Given request =>
Copy out the listing that follows, exact in every word, and skip the images.

Raw data =>
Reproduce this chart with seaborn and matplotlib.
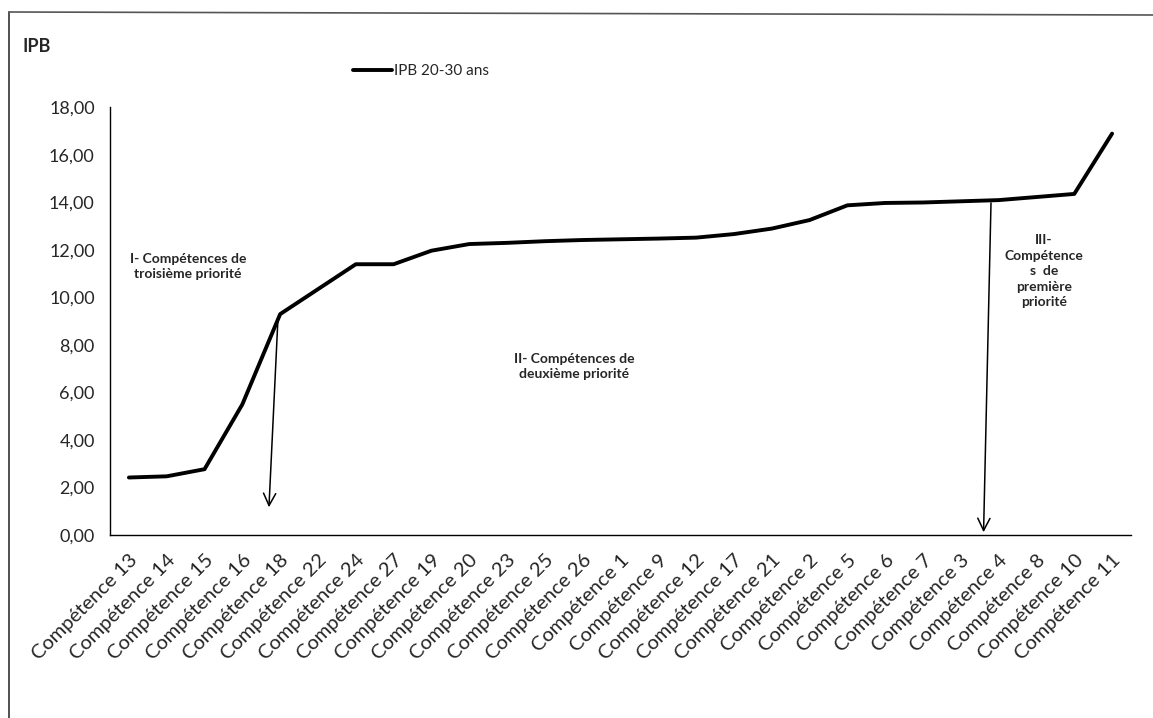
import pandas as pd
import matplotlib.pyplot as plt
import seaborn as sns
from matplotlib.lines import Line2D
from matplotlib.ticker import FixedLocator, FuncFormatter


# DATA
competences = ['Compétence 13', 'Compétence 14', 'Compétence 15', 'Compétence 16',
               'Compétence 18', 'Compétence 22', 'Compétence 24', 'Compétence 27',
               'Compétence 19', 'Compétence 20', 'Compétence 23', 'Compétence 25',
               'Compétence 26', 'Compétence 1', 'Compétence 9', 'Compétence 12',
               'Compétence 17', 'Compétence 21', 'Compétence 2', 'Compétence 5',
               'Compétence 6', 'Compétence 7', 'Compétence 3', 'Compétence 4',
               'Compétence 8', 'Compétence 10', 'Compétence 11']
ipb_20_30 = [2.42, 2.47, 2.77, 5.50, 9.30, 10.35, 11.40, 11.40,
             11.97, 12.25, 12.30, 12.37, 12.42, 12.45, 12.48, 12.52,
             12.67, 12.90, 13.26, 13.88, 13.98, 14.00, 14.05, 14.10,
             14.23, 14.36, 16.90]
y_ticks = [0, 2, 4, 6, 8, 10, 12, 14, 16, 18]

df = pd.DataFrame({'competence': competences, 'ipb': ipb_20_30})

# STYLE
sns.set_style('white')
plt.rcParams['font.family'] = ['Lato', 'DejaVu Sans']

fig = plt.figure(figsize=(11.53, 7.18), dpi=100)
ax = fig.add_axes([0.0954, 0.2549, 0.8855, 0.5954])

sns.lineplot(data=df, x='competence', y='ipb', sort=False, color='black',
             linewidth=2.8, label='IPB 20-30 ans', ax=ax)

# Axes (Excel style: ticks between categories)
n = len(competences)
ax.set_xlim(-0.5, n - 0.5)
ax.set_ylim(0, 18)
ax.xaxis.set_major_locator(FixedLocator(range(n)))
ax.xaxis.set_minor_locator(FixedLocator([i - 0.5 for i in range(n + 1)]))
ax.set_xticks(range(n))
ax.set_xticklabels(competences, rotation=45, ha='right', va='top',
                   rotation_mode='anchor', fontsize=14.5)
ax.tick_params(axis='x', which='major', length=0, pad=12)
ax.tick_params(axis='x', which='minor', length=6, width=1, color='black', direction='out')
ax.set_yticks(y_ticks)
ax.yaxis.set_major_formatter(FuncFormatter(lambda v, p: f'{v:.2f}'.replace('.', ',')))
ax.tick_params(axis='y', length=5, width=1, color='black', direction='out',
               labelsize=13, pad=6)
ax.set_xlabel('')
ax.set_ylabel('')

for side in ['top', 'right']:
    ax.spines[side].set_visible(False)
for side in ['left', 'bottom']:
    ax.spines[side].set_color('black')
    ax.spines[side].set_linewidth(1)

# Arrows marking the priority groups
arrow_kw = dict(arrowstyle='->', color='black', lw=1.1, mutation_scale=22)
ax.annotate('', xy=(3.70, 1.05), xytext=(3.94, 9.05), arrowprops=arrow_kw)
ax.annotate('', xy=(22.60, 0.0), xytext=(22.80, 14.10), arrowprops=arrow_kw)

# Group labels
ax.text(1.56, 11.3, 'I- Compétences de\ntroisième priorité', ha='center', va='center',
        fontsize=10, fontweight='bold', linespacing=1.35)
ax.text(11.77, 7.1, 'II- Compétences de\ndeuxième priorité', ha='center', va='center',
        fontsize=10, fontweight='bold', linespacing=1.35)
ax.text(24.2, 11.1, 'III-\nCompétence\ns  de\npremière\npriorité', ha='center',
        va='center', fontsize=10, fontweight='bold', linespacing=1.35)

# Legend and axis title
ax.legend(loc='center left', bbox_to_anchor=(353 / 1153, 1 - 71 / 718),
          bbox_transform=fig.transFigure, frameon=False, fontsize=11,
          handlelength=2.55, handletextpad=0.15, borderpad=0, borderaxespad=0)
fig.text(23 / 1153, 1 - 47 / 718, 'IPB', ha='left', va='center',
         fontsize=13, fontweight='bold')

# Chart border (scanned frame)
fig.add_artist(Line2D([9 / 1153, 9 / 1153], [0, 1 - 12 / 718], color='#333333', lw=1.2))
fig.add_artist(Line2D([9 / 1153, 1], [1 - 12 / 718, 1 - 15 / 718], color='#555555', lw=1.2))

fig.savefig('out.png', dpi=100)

Written answer =>
Reproduce this chart with seaborn and matplotlib.
import pandas as pd
import matplotlib.pyplot as plt
import seaborn as sns
from matplotlib.lines import Line2D
from matplotlib.ticker import FixedLocator, FuncFormatter


# DATA
competences = ['Compétence 13', 'Compétence 14', 'Compétence 15', 'Compétence 16',
               'Compétence 18', 'Compétence 22', 'Compétence 24', 'Compétence 27',
               'Compétence 19', 'Compétence 20', 'Compétence 23', 'Compétence 25',
               'Compétence 26', 'Compétence 1', 'Compétence 9', 'Compétence 12',
               'Compétence 17', 'Compétence 21', 'Compétence 2', 'Compétence 5',
               'Compétence 6', 'Compétence 7', 'Compétence 3', 'Compétence 4',
               'Compétence 8', 'Compétence 10', 'Compétence 11']
ipb_20_30 = [2.42, 2.47, 2.77, 5.50, 9.30, 10.35, 11.40, 11.40,
             11.97, 12.25, 12.30, 12.37, 12.42, 12.45, 12.48, 12.52,
             12.67, 12.90, 13.26, 13.88, 13.98, 14.00, 14.05, 14.10,
             14.23, 14.36, 16.90]
y_ticks = [0, 2, 4, 6, 8, 10, 12, 14, 16, 18]

df = pd.DataFrame({'competence': competences, 'ipb': ipb_20_30})

# STYLE
sns.set_style('white')
plt.rcParams['font.family'] = ['Lato', 'DejaVu Sans']

fig = plt.figure(figsize=(11.53, 7.18), dpi=100)
ax = fig.add_axes([0.0954, 0.2549, 0.8855, 0.5954])

sns.lineplot(data=df, x='competence', y='ipb', sort=False, color='black',
             linewidth=2.8, label='IPB 20-30 ans', ax=ax)

# Axes (Excel style: ticks between categories)
n = len(competences)
ax.set_xlim(-0.5, n - 0.5)
ax.set_ylim(0, 18)
ax.xaxis.set_major_locator(FixedLocator(range(n)))
ax.xaxis.set_minor_locator(FixedLocator([i - 0.5 for i in range(n + 1)]))
ax.set_xticks(range(n))
ax.set_xticklabels(competences, rotation=45, ha='right', va='top',
                   rotation_mode='anchor', fontsize=14.5)
ax.tick_params(axis='x', which='major', length=0, pad=12)
ax.tick_params(axis='x', which='minor', length=6, width=1, color='black', direction='out')
ax.set_yticks(y_ticks)
ax.yaxis.set_major_formatter(FuncFormatter(lambda v, p: f'{v:.2f}'.replace('.', ',')))
ax.tick_params(axis='y', length=5, width=1, color='black', direction='out',
               labelsize=13, pad=6)
ax.set_xlabel('')
ax.set_ylabel('')

for side in ['top', 'right']:
    ax.spines[side].set_visible(False)
for side in ['left', 'bottom']:
    ax.spines[side].set_color('black')
    ax.spines[side].set_linewidth(1)

# Arrows marking the priority groups
arrow_kw = dict(arrowstyle='->', color='black', lw=1.1, mutation_scale=22)
ax.annotate('', xy=(3.70, 1.05), xytext=(3.94, 9.05), arrowprops=arrow_kw)
ax.annotate('', xy=(22.60, 0.0), xytext=(22.80, 14.10), arrowprops=arrow_kw)

# Group labels
ax.text(1.56, 11.3, 'I- Compétences de\ntroisième priorité', ha='center', va='center',
        fontsize=10, fontweight='bold', linespacing=1.35)
ax.text(11.77, 7.1, 'II- Compétences de\ndeuxième priorité', ha='center', va='center',
        fontsize=10, fontweight='bold', linespacing=1.35)
ax.text(24.2, 11.1, 'III-\nCompétence\ns  de\npremière\npriorité', ha='center',
        va='center', fontsize=10, fontweight='bold', linespacing=1.35)

# Legend and axis title
ax.legend(loc='center left', bbox_to_anchor=(353 / 1153, 1 - 71 / 718),
          bbox_transform=fig.transFigure, frameon=False, fontsize=11,
          handlelength=2.55, handletextpad=0.15, borderpad=0, borderaxespad=0)
fig.text(23 / 1153, 1 - 47 / 718, 'IPB', ha='left', va='center',
         fontsize=13, fontweight='bold')

# Chart border (scanned frame)
fig.add_artist(Line2D([9 / 1153, 9 / 1153], [0, 1 - 12 / 718], color='#333333', lw=1.2))
fig.add_artist(Line2D([9 / 1153, 1], [1 - 12 / 718, 1 - 15 / 718], color='#555555', lw=1.2))

fig.savefig('out.png', dpi=100)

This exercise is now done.